I haven't ventured up the Ledge Trail since the big rockfall on the west side of the Apron, but rockfall was always an issue on the lower part of the hike. Before that rockfall, it was probably easier to approach via Monday Morning Slab and working west rather than going up the line of the old trail, because the latter was washed (slid?) out within a few hundred vertical feet of its start, and the result was a classic, dirty, loose, slide gully.

John

Karl Baba

Trad climber
Yosemite, Ca
Jun 8, 2010 - 01:59am PT
Yeah John, I think you're right.

So basically there are two sketchy LeConte gullies in the valley. The unofficial one, from Glacier point, is more famous cause some folks ski it in good conditions

I did the "sierra point" Leconte gully (continuing up instead of cutting right to sierra point) once as an approach to soloing snake dike. It was way scarier than soloing snake dike but I probably didn't try to go the easiest way. Still, it would have been a great snake dike approach if it weren't so dicey. Mabye cutting over to sierra point and climbing the ridge would have been more solid

I should probably try to do something stupid soon to stay in shape cause my climbing calendar for June is kinda sparse.

Peace

Karl
JEleazarian

Trad climber
Fresno CA
Jun 8, 2010 - 02:57am PT
I should probably try to do something stupid soon to stay in shape cause my climbing calendar for June is kinda sparse.



Me too, Karl, although June's sparseness isn't much I can (or want to) do anything about. My younger daughter graduates for UC Davis this Saturday, and I need to stay in Fresno the Father's Day weekend to assist my older daughter in various ways none of which, sad to say, have anything to do with the mountains. After that, though, watch out!

John
mucci

Trad climber
The pitch of Bagalaar above you
Jun 8, 2010 - 03:16am PT
That's the ledge system that diagonals up and right under Firefall wall?
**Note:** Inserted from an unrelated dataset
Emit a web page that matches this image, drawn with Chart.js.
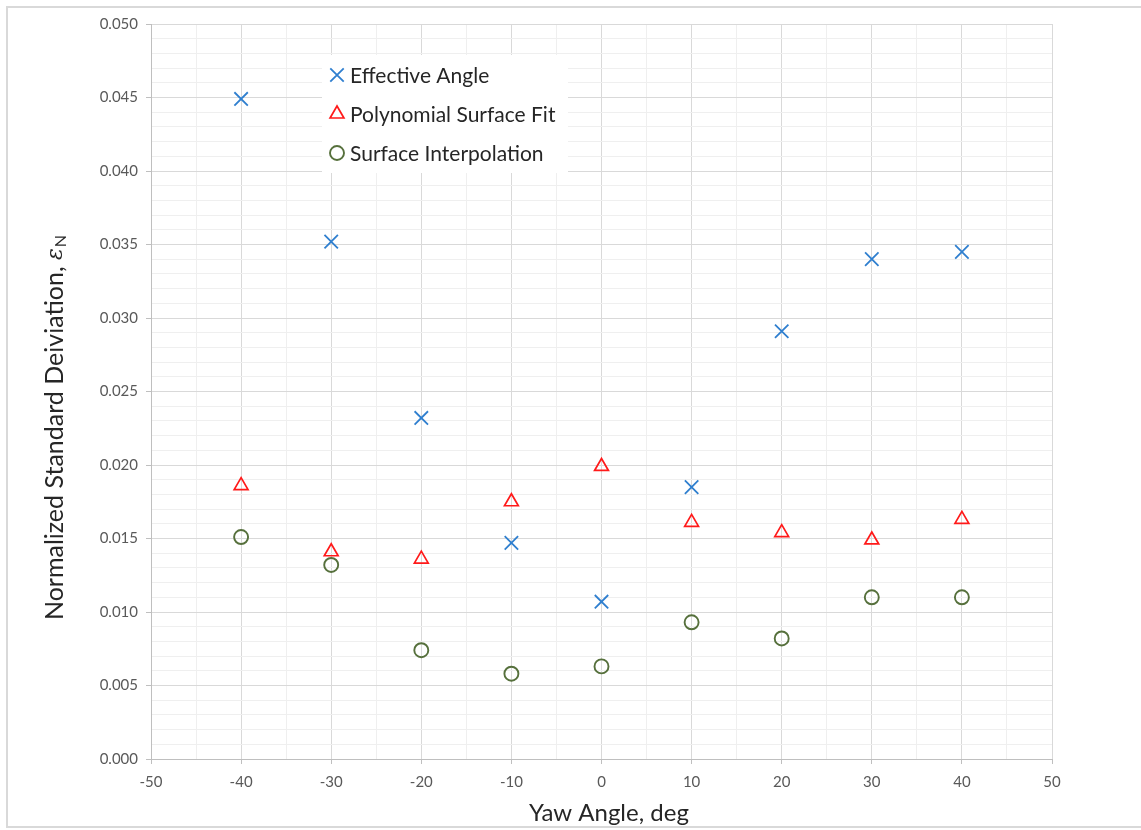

Scoped it out last weekend, cool looking romp.


Way sporty climbing under that huge scare that gave birth to the rockfall I watched while eating pizza on the deck.

Edit: Thanks for the TR ED!

Always a treat to get the lowdown on the forgotten!

Mucci
Spider Savage

Mountain climber
SoCal
Jun 8, 2010 - 10:25am PT
JE & Karl, Thanks for the updates. I'm allergic to rockfall, thus have avoided The Apron for the last 20 years. Still, I might try that Ledge Trail if the time is right.

I found the Sierra Point trail a couple years ago. The start is pretty well hidden these days but it seems to get regular use.

Finding and easy way up that east end of the valley to Half Dome has been interesting to me for a long time. It looks like a fun problem.

Indian Canyon behind the village looks like a good slog too. I've heard early Sierra Clubbers used to do that one all the time.

Just love a good bushwhack.
E Robinson

climber
Salinas, CA
Jun 8, 2010 - 11:14am PT
Nice TR makes me wistful for Yosemite climbing. Tried to free the Flue years ago, but rain kept us from freeing a couple of moves at the very end. Sentinel is such a cool stone.
E
Fritz

Trad climber
Hagerman, ID
Jun 8, 2010 - 11:39am PT
Thank you for the great adventure write-up and Google-link.
Eric Beck

Sport climber
Bishop, California
Jun 8, 2010 - 01:14pm PT
Another bit of obscura in this area is the lower west face of Sentinel. As far as I know, no one does this any more. I think that Chouinard and Frost did include it on the first ascent. We certainly didn't when we did the WF. I did subsequently get curious and did it. Not very good, quite rotten, maybe a touch of 5.8.